2. Preference audience: Many hearing viewers prefer captions. They watch in sound-off environments, process information better with visual text support, or find captions helpful when accents, fast speech, or background noise make audio difficult to follow.
Together, these audiences are substantial — studies suggest that 80% of viewers who use captions are not deaf or hard of hearing. Captions have become a general-audience feature, not a niche accessibility tool.
Captions and Engagement
Beyond accessibility, captions measurably improve engagement:
| Metric | Without Captions | With Captions | Improvement |
|---|---|---|---|
| View time (sound-off viewers) | 3.2 sec avg | 8.7 sec avg | +172% |
| Overall completion rate | 44% | 53% | +20% |
| Keyword discoverability | Low | High (text indexed) | Significant |
| International reach | Limited to language speakers | Expanded to readers | Variable |
The view time improvement for sound-off viewers is particularly important: without captions, a sound-off viewer sees moving images without context and typically scrolls away within 3 seconds. With captions, the same viewer can follow the content and makes a more informed decision about whether to continue watching.
Caption Quality Standards
Not all captions are equal. Quality captions:
| Element | Good | Bad |
|---|---|---|
| Accuracy | Word-for-word or close paraphrase | Garbled auto-generated text with errors |
| Timing | Synchronized with speech (±0.5 sec) | Delayed or early, misaligned with speech |
| Readability | 1-2 lines, reasonable word count | Entire paragraphs, too much text at once |
| Formatting | Consistent placement, readable font | Jumping around the screen, tiny font |
| Completeness | All speech captioned | Missing segments, skipping content |
Auto-generated vs. manual captions: Most platforms offer auto-generated captions (using speech-to-text AI). These have improved dramatically but still produce errors — especially with accents, technical terms, slang, and fast speech. Best practice: use auto-generation as a starting point, then review and correct.
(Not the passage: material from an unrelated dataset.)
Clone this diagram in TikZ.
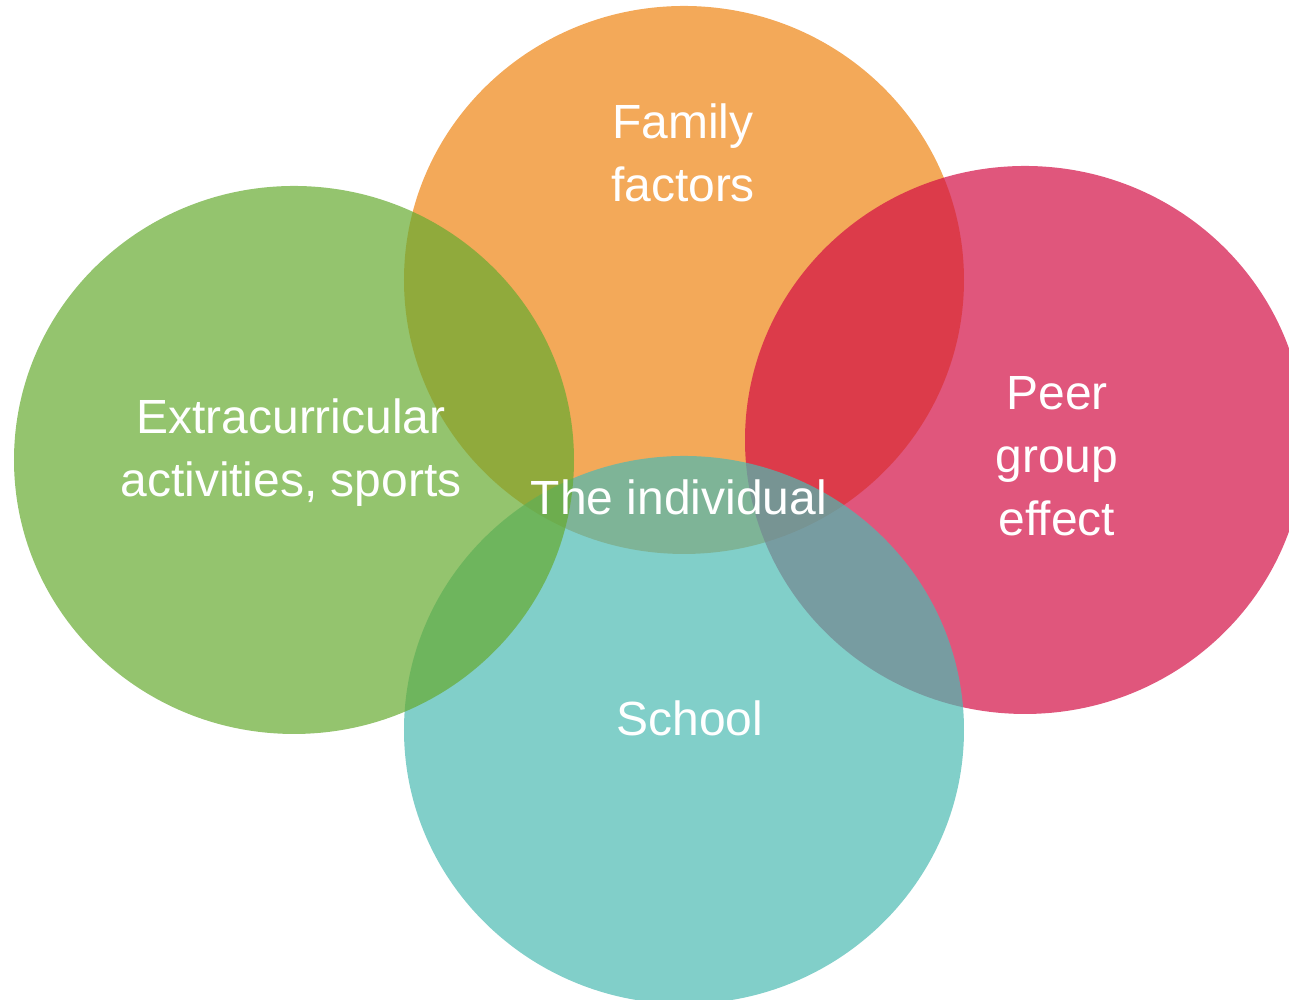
\documentclass[tikz,border=0pt]{standalone}
\usepackage{fontspec}
\setmainfont{Liberation Sans}
\usetikzlibrary{shapes.geometric}
\definecolor{famorange}{RGB}{238,132,19}
\definecolor{peerpink}{RGB}{211,14,68}
\definecolor{schoolteal}{RGB}{76,186,178}
\definecolor{extragreen}{RGB}{102,171,48}
\begin{document}
\begin{tikzpicture}[
	blob/.style={ellipse, minimum width=5.6cm, minimum height=5.48cm, inner sep=0pt, fill opacity=0.7},
	lbl/.style={text=white, align=center, font=\fontsize{13.65}{17.9}\selectfont}]
	\useasboundingbox (0, 0) rectangle (12.89, 10);
	\clip (0, 0) rectangle (12.89, 10);

	% the four circles of influence
	\node[blob, fill=famorange] (family) at (6.84, 7.20) {};
	\node[blob, fill=peerpink] (peer) at (10.25, 5.60) {};
	\node[blob, fill=schoolteal] (school) at (6.84, 2.70) {};
	\node[blob, fill=extragreen] (extra) at (2.94, 5.40) {};

	% labels
	\node[lbl] (familytext) at (6.83, 8.47) {Family\\factors};
	\node[lbl] (extratext) at (2.91, 5.47) {Extracurricular\\activities, sports};
	\node[lbl] (peertext) at (10.57, 5.44) {Peer\\group\\effect};
	\node[lbl] (schooltext) at (6.90, 2.82) {School};
	\node[lbl] (indiv) at (6.79, 5.03) {The individual};
\end{tikzpicture}
\end{document}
Character: Marcus's Caption Strategy
Marcus's science videos were information-dense — packed with technical terms, statistics, and concepts. He'd avoided captions because they "cluttered" the frame. Then he analyzed his retention data by viewer segment:
- Viewers who watched with sound on: 58% completion
- Viewers who started with sound off: 22% completion
"I was losing more than half of my sound-off viewers instantly because my content was 100% voiceover with visual diagrams. Without the voiceover, the diagrams were meaningless."
Marcus added styled captions — white text with a subtle dark background bar, placed in the bottom third, synchronized to his narration. The results:
| Metric | Without Captions | With Captions | Change |
|---|---|---|---|
| Overall completion | 52% | 64% | +23% |
| Sound-off completion | 22% | 51% | +132% |
| Save rate | 5.4% | 7.1% | +31% |
"The captions didn't just help deaf viewers. They helped EVERY viewer — the ones in class, on the bus, in bed next to someone sleeping. I was gatekeeping my own content behind a sound-on requirement."
22.4 The "Subtitle Style": When Text Replaces Voiceover
What Is the Subtitle Style?
The subtitle style is a content format where on-screen text IS the primary verbal content — there is no voiceover. The creator films visual content (process, aesthetic, lifestyle) and adds text overlays to provide narration, commentary, or information that would traditionally be delivered through voice.
Traditional approach:
[Visual: Creator cooking]
[Audio: "First, chop the onions into small pieces"]
Subtitle style:
[Visual: Creator cooking]
[Text overlay: "chop these super small or it won't work 😤"]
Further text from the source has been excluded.